Pictures in the entries below are to be left out; otherwise, reproduce exactly the lines from the first through the line containing "const labelRadius = [0.855, 0.84, 0.81, 0.865];".

********

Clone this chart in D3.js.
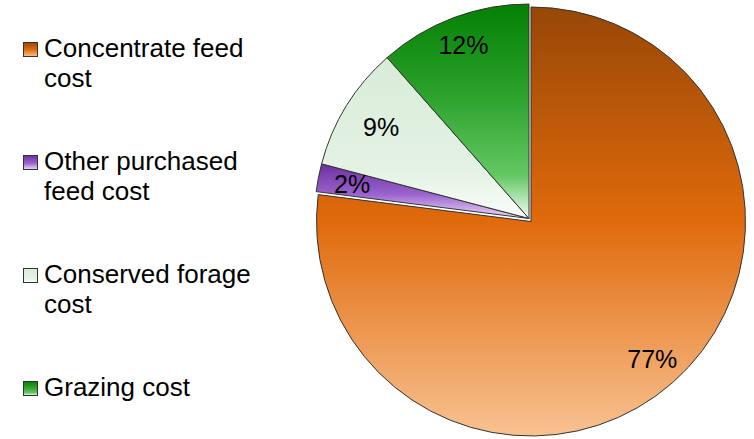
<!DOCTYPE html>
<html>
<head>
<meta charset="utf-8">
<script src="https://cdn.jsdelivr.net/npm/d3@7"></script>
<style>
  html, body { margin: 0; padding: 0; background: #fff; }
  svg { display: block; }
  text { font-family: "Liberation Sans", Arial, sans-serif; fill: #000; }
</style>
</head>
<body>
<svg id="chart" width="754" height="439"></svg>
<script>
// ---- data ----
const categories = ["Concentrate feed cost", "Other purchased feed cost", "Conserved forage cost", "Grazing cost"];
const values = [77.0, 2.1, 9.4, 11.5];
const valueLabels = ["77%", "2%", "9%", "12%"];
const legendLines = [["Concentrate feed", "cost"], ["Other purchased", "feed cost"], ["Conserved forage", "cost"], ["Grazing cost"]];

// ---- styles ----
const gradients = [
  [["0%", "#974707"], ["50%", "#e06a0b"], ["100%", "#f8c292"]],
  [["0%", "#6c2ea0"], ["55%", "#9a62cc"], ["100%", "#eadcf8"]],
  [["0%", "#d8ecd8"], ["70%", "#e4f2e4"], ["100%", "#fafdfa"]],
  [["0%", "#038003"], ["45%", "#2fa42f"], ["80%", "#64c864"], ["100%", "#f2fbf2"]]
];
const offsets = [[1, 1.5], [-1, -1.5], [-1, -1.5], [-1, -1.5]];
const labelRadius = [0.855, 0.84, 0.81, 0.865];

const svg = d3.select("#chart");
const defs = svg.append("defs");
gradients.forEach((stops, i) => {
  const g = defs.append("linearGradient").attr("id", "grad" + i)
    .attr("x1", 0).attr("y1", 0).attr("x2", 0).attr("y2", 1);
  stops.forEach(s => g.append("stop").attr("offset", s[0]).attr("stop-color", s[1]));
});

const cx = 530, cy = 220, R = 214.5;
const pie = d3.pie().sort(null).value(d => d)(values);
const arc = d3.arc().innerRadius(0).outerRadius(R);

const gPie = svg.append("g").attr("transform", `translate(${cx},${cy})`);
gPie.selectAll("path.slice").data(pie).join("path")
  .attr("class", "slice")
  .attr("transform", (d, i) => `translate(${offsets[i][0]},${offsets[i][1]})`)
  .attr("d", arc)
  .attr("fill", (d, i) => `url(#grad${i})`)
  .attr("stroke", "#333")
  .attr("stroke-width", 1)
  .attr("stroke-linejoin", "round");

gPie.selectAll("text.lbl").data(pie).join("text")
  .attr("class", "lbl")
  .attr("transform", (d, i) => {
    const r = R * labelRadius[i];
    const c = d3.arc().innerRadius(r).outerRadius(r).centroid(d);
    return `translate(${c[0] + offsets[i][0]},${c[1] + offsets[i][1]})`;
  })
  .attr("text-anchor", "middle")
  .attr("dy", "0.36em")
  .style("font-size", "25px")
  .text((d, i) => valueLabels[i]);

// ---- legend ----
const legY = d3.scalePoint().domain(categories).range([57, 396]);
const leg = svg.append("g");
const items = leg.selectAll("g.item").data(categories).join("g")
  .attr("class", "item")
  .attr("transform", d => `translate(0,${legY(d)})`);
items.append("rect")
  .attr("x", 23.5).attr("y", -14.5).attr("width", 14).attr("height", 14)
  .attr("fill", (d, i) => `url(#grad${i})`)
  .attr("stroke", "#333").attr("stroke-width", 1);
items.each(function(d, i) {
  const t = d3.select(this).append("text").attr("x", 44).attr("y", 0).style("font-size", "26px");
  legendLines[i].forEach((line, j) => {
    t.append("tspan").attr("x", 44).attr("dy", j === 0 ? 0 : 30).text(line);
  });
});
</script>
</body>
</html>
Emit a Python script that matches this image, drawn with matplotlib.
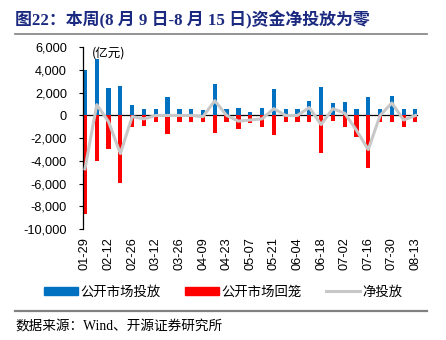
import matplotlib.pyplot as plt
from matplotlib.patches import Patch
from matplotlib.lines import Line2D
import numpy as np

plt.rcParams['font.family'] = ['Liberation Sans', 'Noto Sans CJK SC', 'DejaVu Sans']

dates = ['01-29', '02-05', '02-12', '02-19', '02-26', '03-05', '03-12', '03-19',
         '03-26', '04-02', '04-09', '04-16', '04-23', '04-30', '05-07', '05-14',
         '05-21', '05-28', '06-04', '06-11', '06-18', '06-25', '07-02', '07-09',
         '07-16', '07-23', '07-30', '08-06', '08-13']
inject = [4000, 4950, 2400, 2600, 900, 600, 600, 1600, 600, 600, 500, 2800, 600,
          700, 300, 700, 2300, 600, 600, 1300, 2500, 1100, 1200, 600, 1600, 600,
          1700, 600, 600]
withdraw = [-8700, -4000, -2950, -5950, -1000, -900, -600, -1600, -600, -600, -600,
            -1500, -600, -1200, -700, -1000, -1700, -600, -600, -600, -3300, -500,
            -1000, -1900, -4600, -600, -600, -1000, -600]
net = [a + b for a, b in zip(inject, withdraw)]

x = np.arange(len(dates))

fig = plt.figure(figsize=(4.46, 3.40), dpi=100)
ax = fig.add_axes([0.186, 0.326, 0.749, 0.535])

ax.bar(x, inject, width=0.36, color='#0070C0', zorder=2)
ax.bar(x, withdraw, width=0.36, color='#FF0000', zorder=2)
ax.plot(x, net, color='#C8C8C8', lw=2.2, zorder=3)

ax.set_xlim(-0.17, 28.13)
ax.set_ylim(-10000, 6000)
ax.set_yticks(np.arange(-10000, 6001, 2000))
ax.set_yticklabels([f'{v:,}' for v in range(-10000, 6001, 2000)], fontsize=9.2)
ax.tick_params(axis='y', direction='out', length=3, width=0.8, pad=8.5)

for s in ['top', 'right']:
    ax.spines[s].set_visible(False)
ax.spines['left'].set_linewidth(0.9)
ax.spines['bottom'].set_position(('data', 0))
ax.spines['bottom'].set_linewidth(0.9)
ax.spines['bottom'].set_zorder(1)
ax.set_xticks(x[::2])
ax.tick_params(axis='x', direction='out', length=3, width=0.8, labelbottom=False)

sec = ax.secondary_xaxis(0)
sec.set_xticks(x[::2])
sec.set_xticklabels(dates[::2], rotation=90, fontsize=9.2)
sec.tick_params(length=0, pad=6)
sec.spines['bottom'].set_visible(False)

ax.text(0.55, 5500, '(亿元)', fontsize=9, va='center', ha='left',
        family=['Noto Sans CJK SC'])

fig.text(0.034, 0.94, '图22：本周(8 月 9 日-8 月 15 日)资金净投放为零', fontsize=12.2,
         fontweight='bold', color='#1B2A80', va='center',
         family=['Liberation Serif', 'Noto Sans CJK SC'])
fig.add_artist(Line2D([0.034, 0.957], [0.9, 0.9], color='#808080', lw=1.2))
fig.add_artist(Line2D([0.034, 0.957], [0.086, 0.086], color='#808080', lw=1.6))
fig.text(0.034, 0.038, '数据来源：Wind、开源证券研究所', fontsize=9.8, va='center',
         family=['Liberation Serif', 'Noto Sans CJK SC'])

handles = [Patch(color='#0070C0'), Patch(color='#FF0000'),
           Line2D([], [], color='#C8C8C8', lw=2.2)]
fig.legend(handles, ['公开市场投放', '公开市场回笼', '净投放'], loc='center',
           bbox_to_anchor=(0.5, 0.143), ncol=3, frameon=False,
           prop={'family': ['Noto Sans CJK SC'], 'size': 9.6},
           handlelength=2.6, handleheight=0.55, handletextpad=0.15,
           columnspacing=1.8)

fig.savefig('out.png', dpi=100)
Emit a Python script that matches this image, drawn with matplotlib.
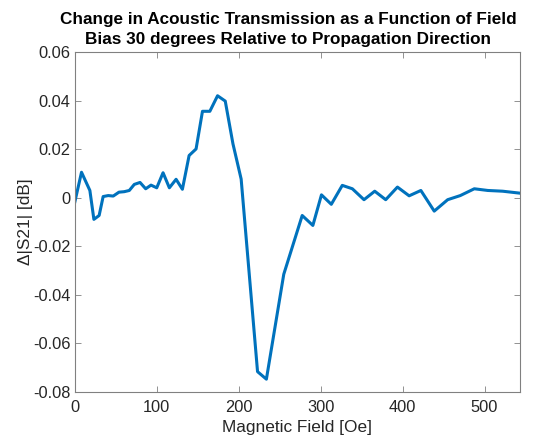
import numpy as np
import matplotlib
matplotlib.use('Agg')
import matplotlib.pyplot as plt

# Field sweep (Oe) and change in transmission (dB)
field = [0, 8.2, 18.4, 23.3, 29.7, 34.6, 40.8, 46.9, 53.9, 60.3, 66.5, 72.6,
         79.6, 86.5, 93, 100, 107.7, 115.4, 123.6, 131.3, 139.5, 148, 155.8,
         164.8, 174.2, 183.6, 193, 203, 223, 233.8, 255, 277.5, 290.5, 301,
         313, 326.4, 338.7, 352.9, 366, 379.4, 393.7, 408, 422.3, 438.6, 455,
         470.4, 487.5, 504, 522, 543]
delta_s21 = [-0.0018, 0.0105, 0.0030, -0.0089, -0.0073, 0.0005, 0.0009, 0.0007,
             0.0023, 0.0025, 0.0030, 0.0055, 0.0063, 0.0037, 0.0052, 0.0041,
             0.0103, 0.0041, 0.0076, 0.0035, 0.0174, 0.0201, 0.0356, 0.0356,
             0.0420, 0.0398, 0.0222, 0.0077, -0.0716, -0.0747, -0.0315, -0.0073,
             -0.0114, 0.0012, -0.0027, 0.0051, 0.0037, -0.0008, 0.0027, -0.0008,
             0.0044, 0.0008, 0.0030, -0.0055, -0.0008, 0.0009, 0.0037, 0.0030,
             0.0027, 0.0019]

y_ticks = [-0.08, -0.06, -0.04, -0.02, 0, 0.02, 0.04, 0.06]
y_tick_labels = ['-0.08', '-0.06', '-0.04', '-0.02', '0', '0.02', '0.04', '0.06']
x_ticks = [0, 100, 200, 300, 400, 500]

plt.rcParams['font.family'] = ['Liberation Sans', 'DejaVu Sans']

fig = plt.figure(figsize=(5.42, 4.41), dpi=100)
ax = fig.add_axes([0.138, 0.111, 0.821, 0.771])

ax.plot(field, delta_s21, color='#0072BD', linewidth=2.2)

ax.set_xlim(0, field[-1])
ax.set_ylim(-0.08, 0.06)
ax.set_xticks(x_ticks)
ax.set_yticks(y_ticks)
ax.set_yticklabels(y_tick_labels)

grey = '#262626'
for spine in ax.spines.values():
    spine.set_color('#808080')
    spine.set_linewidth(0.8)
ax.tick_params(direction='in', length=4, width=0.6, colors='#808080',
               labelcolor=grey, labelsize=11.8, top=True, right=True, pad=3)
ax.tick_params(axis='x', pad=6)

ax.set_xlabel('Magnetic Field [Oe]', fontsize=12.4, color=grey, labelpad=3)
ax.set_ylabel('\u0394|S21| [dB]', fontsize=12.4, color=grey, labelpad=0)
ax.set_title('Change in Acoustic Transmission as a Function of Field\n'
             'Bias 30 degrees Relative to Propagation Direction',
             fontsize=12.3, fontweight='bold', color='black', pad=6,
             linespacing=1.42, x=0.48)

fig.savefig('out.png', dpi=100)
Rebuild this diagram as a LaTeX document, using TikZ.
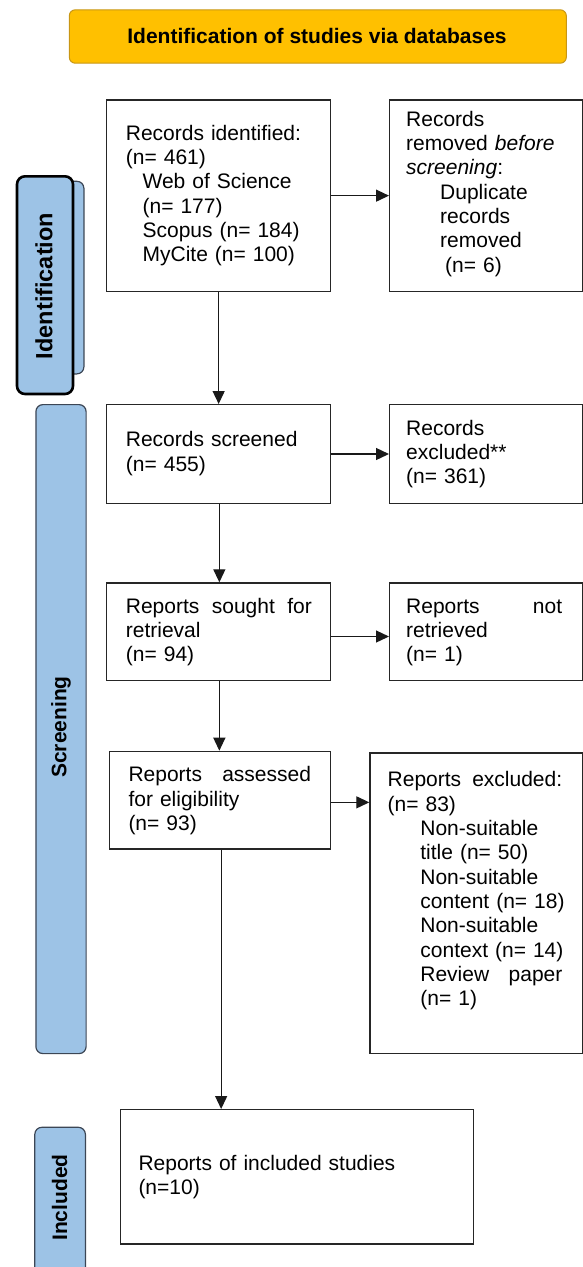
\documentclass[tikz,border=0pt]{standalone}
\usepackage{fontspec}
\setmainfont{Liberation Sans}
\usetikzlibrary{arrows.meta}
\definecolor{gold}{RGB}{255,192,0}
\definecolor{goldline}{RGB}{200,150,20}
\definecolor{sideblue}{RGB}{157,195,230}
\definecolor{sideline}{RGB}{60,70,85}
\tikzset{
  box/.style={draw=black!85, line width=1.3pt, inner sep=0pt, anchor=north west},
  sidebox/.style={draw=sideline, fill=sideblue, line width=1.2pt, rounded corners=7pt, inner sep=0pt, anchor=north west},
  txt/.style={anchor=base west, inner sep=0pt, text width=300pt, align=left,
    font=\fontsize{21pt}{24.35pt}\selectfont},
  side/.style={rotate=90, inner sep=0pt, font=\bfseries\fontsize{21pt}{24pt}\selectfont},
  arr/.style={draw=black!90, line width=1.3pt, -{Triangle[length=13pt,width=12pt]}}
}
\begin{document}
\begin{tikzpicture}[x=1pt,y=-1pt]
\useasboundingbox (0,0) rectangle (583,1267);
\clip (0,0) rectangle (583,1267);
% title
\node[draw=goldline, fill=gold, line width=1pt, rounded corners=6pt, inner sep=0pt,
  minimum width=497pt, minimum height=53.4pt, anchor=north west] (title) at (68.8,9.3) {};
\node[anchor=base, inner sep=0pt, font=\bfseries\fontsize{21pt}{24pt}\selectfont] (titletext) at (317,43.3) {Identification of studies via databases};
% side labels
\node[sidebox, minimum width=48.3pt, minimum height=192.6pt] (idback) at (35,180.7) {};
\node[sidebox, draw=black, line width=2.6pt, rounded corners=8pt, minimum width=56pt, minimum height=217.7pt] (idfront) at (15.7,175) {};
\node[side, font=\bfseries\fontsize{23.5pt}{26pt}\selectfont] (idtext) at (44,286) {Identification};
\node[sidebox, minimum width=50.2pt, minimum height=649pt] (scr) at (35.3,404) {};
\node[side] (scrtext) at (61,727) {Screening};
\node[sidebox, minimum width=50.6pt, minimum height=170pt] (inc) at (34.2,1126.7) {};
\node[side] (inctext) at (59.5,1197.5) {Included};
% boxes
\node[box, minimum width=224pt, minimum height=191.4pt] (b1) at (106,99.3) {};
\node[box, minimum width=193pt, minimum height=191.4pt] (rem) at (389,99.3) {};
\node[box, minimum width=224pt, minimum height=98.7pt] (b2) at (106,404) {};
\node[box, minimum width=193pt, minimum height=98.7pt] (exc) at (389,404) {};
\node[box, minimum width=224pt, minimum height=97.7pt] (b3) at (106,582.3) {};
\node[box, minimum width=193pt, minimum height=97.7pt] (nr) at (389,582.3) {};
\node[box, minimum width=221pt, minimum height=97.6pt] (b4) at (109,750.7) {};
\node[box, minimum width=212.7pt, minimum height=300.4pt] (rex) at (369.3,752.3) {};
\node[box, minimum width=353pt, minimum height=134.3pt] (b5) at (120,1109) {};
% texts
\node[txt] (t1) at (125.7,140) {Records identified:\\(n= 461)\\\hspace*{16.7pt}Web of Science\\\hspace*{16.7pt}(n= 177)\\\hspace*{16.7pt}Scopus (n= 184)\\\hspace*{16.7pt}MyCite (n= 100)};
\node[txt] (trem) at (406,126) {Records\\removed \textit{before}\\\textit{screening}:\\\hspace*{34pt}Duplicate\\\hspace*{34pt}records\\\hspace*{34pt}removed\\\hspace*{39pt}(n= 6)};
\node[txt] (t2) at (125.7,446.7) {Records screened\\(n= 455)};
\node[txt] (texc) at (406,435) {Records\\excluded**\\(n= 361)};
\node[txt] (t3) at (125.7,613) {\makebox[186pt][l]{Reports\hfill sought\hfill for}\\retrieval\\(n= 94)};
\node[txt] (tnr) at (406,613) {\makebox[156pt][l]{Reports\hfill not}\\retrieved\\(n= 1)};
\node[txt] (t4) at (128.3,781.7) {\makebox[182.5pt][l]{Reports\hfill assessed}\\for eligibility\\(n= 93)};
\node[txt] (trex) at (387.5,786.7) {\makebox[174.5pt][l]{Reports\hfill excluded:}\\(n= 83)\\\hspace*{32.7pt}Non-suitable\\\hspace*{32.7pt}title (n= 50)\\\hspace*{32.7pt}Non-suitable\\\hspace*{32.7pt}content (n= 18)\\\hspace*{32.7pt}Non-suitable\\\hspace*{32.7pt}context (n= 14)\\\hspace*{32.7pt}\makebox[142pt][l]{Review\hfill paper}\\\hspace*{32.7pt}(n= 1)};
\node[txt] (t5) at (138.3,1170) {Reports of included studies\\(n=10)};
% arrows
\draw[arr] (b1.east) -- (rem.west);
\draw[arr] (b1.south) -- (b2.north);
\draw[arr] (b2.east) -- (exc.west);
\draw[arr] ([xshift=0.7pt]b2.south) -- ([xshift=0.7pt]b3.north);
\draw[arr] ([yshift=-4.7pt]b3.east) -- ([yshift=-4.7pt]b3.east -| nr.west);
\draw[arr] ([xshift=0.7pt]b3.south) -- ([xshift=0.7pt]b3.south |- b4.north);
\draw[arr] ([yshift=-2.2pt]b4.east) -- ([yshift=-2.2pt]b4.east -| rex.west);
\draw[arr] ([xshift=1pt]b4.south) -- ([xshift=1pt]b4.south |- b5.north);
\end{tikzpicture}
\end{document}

********

*RESULT FOR THIS EXERCISE*.
Clone this chart in D3.js.
<!DOCTYPE html>
<html>
<head>
<meta charset="utf-8">
<script src="https://cdn.jsdelivr.net/npm/d3@7"></script>
<style>
  html, body { margin: 0; padding: 0; background: #fff; }
  svg { display: block; }
  text { font-family: "Liberation Sans", Arial, sans-serif; fill: #000; }
</style>
</head>
<body>
<svg id="chart" width="754" height="439"></svg>
<script>
// ---- data ----
const categories = ["Concentrate feed cost", "Other purchased feed cost", "Conserved forage cost", "Grazing cost"];
const values = [77.0, 2.1, 9.4, 11.5];
const valueLabels = ["77%", "2%", "9%", "12%"];
const legendLines = [["Concentrate feed", "cost"], ["Other purchased", "feed cost"], ["Conserved forage", "cost"], ["Grazing cost"]];

// ---- styles ----
const gradients = [
  [["0%", "#974707"], ["50%", "#e06a0b"], ["100%", "#f8c292"]],
  [["0%", "#6c2ea0"], ["55%", "#9a62cc"], ["100%", "#eadcf8"]],
  [["0%", "#d8ecd8"], ["70%", "#e4f2e4"], ["100%", "#fafdfa"]],
  [["0%", "#038003"], ["45%", "#2fa42f"], ["80%", "#64c864"], ["100%", "#f2fbf2"]]
];
const offsets = [[1, 1.5], [-1, -1.5], [-1, -1.5], [-1, -1.5]];
const labelRadius = [0.855, 0.84, 0.81, 0.865];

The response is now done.